## Task objective:
Exactly repeat the material, dropping only the pictures.

· · · · ·

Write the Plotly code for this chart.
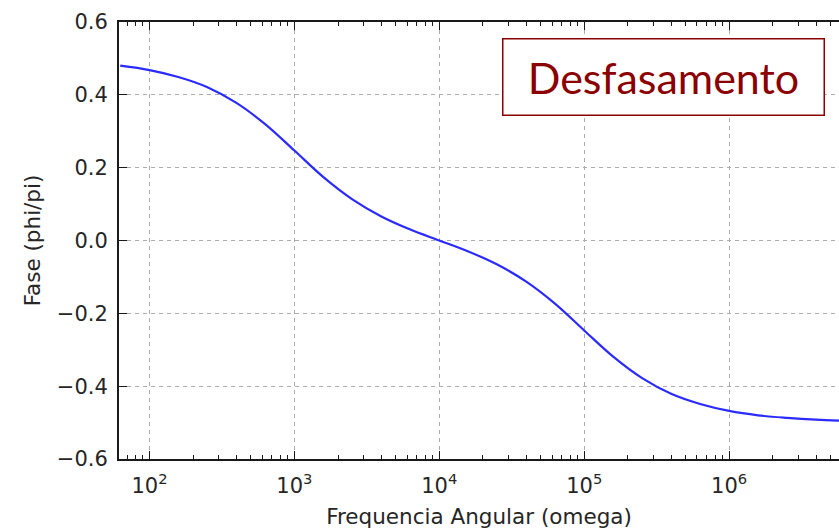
import math
import plotly.graph_objects as go

# Angular frequency (rad/s) and phase (in units of pi)
omega = [62.8, 100, 158, 251, 398, 631, 1000, 1585, 2512, 3981, 6310,
         10000, 15850, 25120, 39810, 63100, 100000, 158500, 251200,
         398100, 631000, 1000000, 1585000, 2512000, 3981000, 6280000]
fase = [0.480, 0.468, 0.449, 0.421, 0.378, 0.319, 0.247, 0.174, 0.113,
        0.066, 0.030, 0.000, -0.030, -0.066, -0.113, -0.174, -0.247,
        -0.319, -0.378, -0.421, -0.449, -0.468, -0.480, -0.487, -0.492,
        -0.495]

x_ticks = [1e2, 1e3, 1e4, 1e5, 1e6]
x_ticktext = ["10<sup>2</sup>", "10<sup>3</sup>", "10<sup>4</sup>",
              "10<sup>5</sup>", "10<sup>6</sup>"]
x_minor = [m * 10 ** k for k in range(1, 7) for m in range(2, 10)]

y_ticks = [0.6, 0.4, 0.2, 0.0, -0.2, -0.4, -0.6]
y_ticktext = ["0.6", "0.4", "0.2", "0.0", "\u22120.2", "\u22120.4", "\u22120.6"]

W, H = 839, 531
L, R, T, B = 119, 0, 22, 72
px_per_decade = 144.9
x_lo = 1.7895
x_hi = x_lo + (W - L - R) / px_per_decade

tick_font = dict(family="DejaVu Sans", size=21, color="#262626")
title_font = dict(family="DejaVu Sans", size=21.5, color="#262626")
spine = "#1a1a1a"
grid = "#ababab"

fig = go.Figure()
fig.add_trace(go.Scatter(
    x=omega, y=fase, mode="lines",
    line=dict(color="#2b2bff", width=2.2, shape="spline", smoothing=1.0),
    hoverinfo="skip", showlegend=False,
))

fig.update_layout(
    width=W, height=H,
    margin=dict(l=L, r=R, t=T, b=B),
    paper_bgcolor="white", plot_bgcolor="white",
    xaxis=dict(
        type="log", range=[x_lo, x_hi],
        tickmode="array", tickvals=x_ticks, ticktext=x_ticktext,
        ticks="inside", ticklen=8, tickwidth=1.2, tickcolor=spine,
        showline=True, linecolor=spine, linewidth=2, mirror="ticks",
        showgrid=True, gridcolor=grid, gridwidth=1, griddash="4px,4px",
        zeroline=False, tickfont=tick_font, ticklabelstandoff=7,
        minor=dict(tickmode="array", tickvals=x_minor, ticks="inside",
                   ticklen=4, tickwidth=1, tickcolor=spine, showgrid=False),
        title=dict(text="Frequencia Angular (omega)", font=title_font,
                   standoff=12),
    ),
    yaxis=dict(
        range=[-0.6, 0.6],
        tickmode="array", tickvals=y_ticks, ticktext=y_ticktext,
        ticks="inside", ticklen=8, tickwidth=1.2, tickcolor=spine,
        showline=True, linecolor=spine, linewidth=2, mirror=False,
        showgrid=True, gridcolor=grid, gridwidth=1, griddash="4px,4px",
        zeroline=False, tickfont=tick_font, ticklabelstandoff=5,
        title=dict(text="Fase (phi/pi)", font=title_font, standoff=10),
    ),
    annotations=[dict(
        xref="paper", yref="paper", x=0.7563, y=0.8741,
        xanchor="center", yanchor="middle",
        text="Desfasamento", showarrow=False,
        font=dict(family="Lato", size=43, color="#8b0000"),
        bgcolor="white", bordercolor="#8b0000", borderwidth=1.5,
        borderpad=0, width=320, height=75, align="center", valign="middle",
    )],
)

fig.write_html("out.html")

· · · · ·

## Answer to the exercise:
Write the Plotly code for this chart.
import math
import plotly.graph_objects as go

# Angular frequency (rad/s) and phase (in units of pi)
omega = [62.8, 100, 158, 251, 398, 631, 1000, 1585, 2512, 3981, 6310,
         10000, 15850, 25120, 39810, 63100, 100000, 158500, 251200,
         398100, 631000, 1000000, 1585000, 2512000, 3981000, 6280000]
fase = [0.480, 0.468, 0.449, 0.421, 0.378, 0.319, 0.247, 0.174, 0.113,
        0.066, 0.030, 0.000, -0.030, -0.066, -0.113, -0.174, -0.247,
        -0.319, -0.378, -0.421, -0.449, -0.468, -0.480, -0.487, -0.492,
        -0.495]

x_ticks = [1e2, 1e3, 1e4, 1e5, 1e6]
x_ticktext = ["10<sup>2</sup>", "10<sup>3</sup>", "10<sup>4</sup>",
              "10<sup>5</sup>", "10<sup>6</sup>"]
x_minor = [m * 10 ** k for k in range(1, 7) for m in range(2, 10)]

y_ticks = [0.6, 0.4, 0.2, 0.0, -0.2, -0.4, -0.6]
y_ticktext = ["0.6", "0.4", "0.2", "0.0", "\u22120.2", "\u22120.4", "\u22120.6"]

W, H = 839, 531
L, R, T, B = 119, 0, 22, 72
px_per_decade = 144.9
x_lo = 1.7895
x_hi = x_lo + (W - L - R) / px_per_decade

tick_font = dict(family="DejaVu Sans", size=21, color="#262626")
title_font = dict(family="DejaVu Sans", size=21.5, color="#262626")
spine = "#1a1a1a"
grid = "#ababab"

fig = go.Figure()
fig.add_trace(go.Scatter(
    x=omega, y=fase, mode="lines",
    line=dict(color="#2b2bff", width=2.2, shape="spline", smoothing=1.0),
    hoverinfo="skip", showlegend=False,
))

fig.update_layout(
    width=W, height=H,
    margin=dict(l=L, r=R, t=T, b=B),
    paper_bgcolor="white", plot_bgcolor="white",
    xaxis=dict(
        type="log", range=[x_lo, x_hi],
        tickmode="array", tickvals=x_ticks, ticktext=x_ticktext,
        ticks="inside", ticklen=8, tickwidth=1.2, tickcolor=spine,
        showline=True, linecolor=spine, linewidth=2, mirror="ticks",
        showgrid=True, gridcolor=grid, gridwidth=1, griddash="4px,4px",
        zeroline=False, tickfont=tick_font, ticklabelstandoff=7,
        minor=dict(tickmode="array", tickvals=x_minor, ticks="inside",
                   ticklen=4, tickwidth=1, tickcolor=spine, showgrid=False),
        title=dict(text="Frequencia Angular (omega)", font=title_font,
                   standoff=12),
    ),
    yaxis=dict(
        range=[-0.6, 0.6],
        tickmode="array", tickvals=y_ticks, ticktext=y_ticktext,
        ticks="inside", ticklen=8, tickwidth=1.2, tickcolor=spine,
        showline=True, linecolor=spine, linewidth=2, mirror=False,
        showgrid=True, gridcolor=grid, gridwidth=1, griddash="4px,4px",
        zeroline=False, tickfont=tick_font, ticklabelstandoff=5,
        title=dict(text="Fase (phi/pi)", font=title_font, standoff=10),
    ),
    annotations=[dict(
        xref="paper", yref="paper", x=0.7563, y=0.8741,
        xanchor="center", yanchor="middle",
        text="Desfasamento", showarrow=False,
        font=dict(family="Lato", size=43, color="#8b0000"),
        bgcolor="white", bordercolor="#8b0000", borderwidth=1.5,
        borderpad=0, width=320, height=75, align="center", valign="middle",
    )],
)

fig.write_html("out.html")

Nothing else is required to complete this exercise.